I have a slight problem, I bought the toptank mini tank, and its great, but it doesn't sit flush on the evic mod nor the I stick. I have see that its threading is slightly longer than my other tanks, I did make a spacer for the tank and now it sits flush. I don't have a problem with it now, but I just want to know wether this is common or wether mine is a once of?


----------



## WARMACHINE (21/2/16)

I don't have a toptank, but many subtanks. From what I can see there construction is very similar. I don't have a gap with any of my tanks sitting on my VTC mini. Are you able to try another tank ?


----------



## Fiddle|tweak (21/2/16)

Other tanks sit flush its only the toptank.


----------



## Neal (21/2/16)

Fiddle|tweak said:


> I have a slight problem, I bought the toptank mini tank, and its great, but it doesn't sit flush on the evic mod nor the I stick. I have see that its threading is slightly longer than my other tanks, I did make a spacer for the tank and now it sits flush. I don't have a problem with it now, but I just want to know wether this is common or wether mine is a once of?


Do not have a toptank, but a common problem on sub tank mini with mods that are not kangertech. None of my sub tank minis (3) fit flush on my hana mod or my Istick 100.


----------



## Fiddle|tweak (21/2/16)

Neal said:


> Do not have a toptank, but a common problem on sub tank mini with mods that are not kangertech. None of my sub tank minis (3) fit flush on my hana mod or my Istick 100.
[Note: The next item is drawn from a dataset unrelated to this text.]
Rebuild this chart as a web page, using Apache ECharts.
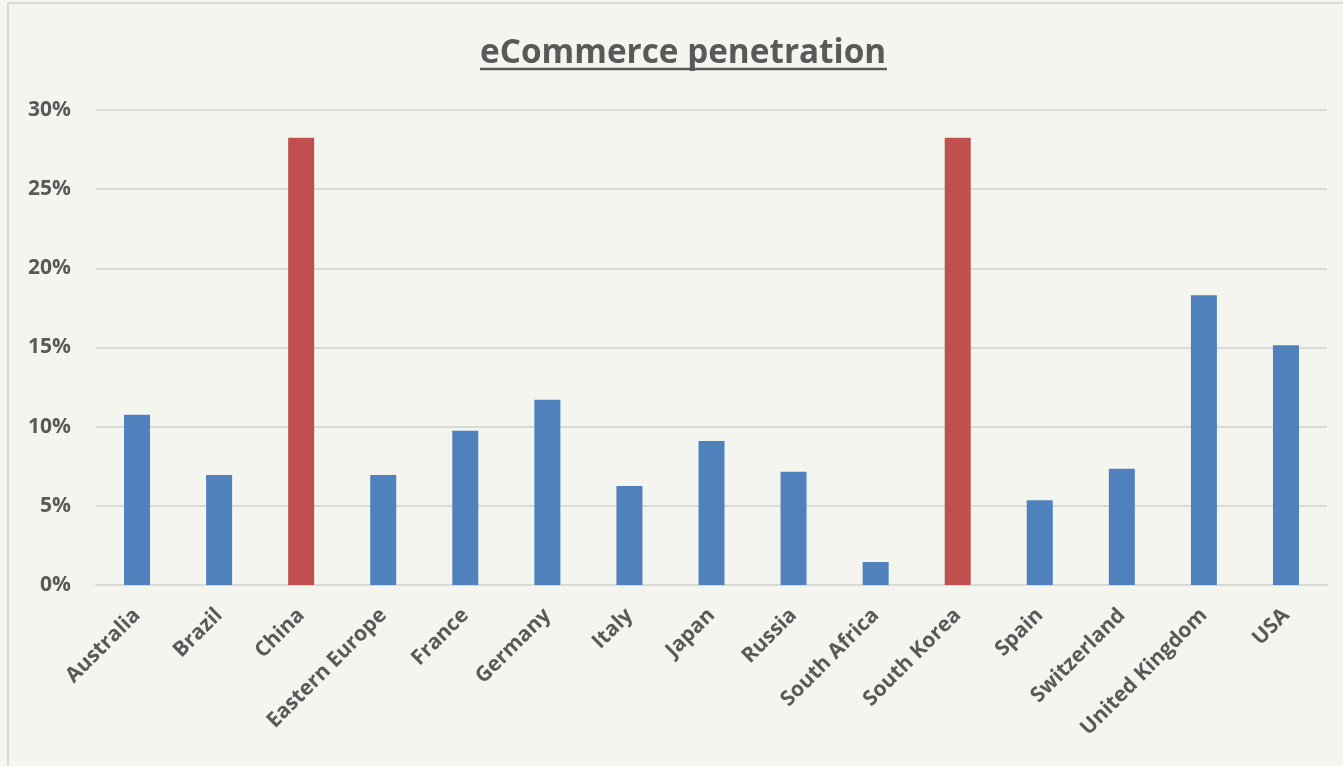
<!DOCTYPE html>
<html><head><meta charset="utf-8">
<script src="https://cdn.jsdelivr.net/npm/echarts@6/dist/echarts.min.js"></script>
<style>html,body{margin:0;padding:0;background:#f5f5f0;}#c{width:1343px;height:766px;}</style>
</head><body><div id="c"></div>
<script>
const categories = ['Australia','Brazil','China','Eastern Europe','France','Germany','Italy','Japan','Russia','South Africa','South Korea','Spain','Switzerland','United Kingdom','USA'];
const values = [10.75, 6.95, 28.25, 6.95, 9.75, 11.7, 6.25, 9.1, 7.15, 1.45, 28.25, 5.35, 7.35, 18.3, 15.15];
const highlighted = ['China','South Korea'];
const yTicks = [0, 5, 10, 15, 20, 25, 30];
const titleText = 'eCommerce penetration';

const chart = echarts.init(document.getElementById('c'));
chart.setOption({
  backgroundColor: '#f5f5f0',
  title: {text: titleText, left: 475, top: 32, textStyle: {fontFamily: 'Open Sans', fontWeight: 'bold', fontSize: 33.3, color: '#595959'}},
  graphic: [
    {type: 'rect', shape: {x: 8, y: 3, width: 1340, height: 770}, style: {fill: 'none', stroke: '#d9d9d9', lineWidth: 2}, silent: true},
    {type: 'line', shape: {x1: 480, y1: 69, x2: 887, y2: 69}, style: {stroke: '#595959', lineWidth: 2.5}, silent: true}
  ],
  grid: {left: 96, right: 16, top: 110, bottom: 181},
  xAxis: {
    type: 'category', data: categories,
    axisLine: {lineStyle: {color: '#d9d9d9', width: 2}},
    axisTick: {show: false},
    axisLabel: {rotate: 45, interval: 0, fontFamily: 'Open Sans', fontWeight: 'bold', fontSize: 21, color: '#595959', margin: 27}
  },
  yAxis: {
    type: 'value', min: yTicks[0], max: yTicks[yTicks.length-1], interval: 5,
    axisLine: {show: false}, axisTick: {show: false},
    splitLine: {lineStyle: {color: '#d9d9d9', width: 2}},
    axisLabel: {formatter: '{value}%', fontFamily: 'Open Sans', fontWeight: 'bold', fontSize: 21, color: '#595959', margin: 25}
  },
  series: [{
    type: 'bar', barWidth: 26,
    data: values.map((v, i) => ({value: v, itemStyle: {color: highlighted.includes(categories[i]) ? '#c0504d' : '#4f81bd'}})),
    animation: false
  }],
  animation: false
});
</script></body></html>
Thanks Neal that's good news I will get myself a kanger box in time. For now the spacer works, cause its definitely longer 1- 1,5 mm


----------



## BibbyBubbly (21/2/16)

Fiddle|tweak said:


> Thanks Neal that's good news I will get myself a kanger box in time. For now the spacer works, cause its definitely longer 1- 1,5 mm


Hi fiddle. I can also confirm that the subtank mini's bottom fill doesn't sit flush on my eleaf I stick, but it's only about a 1mm space, so it doesn't bother me. On the sub box it's sits flush though.

Reactions: Like 1


----------



## Fiddle|tweak (21/2/16)

The spacer was 0,64 and it works. The tank thread is about 1- 1,5 mm longer. I just put in the spacer cause if it falls and it isn't flush it would stand a chance of damaging the thread. But all good vapes gr8

Reactions: Like 1 | Agree 1


----------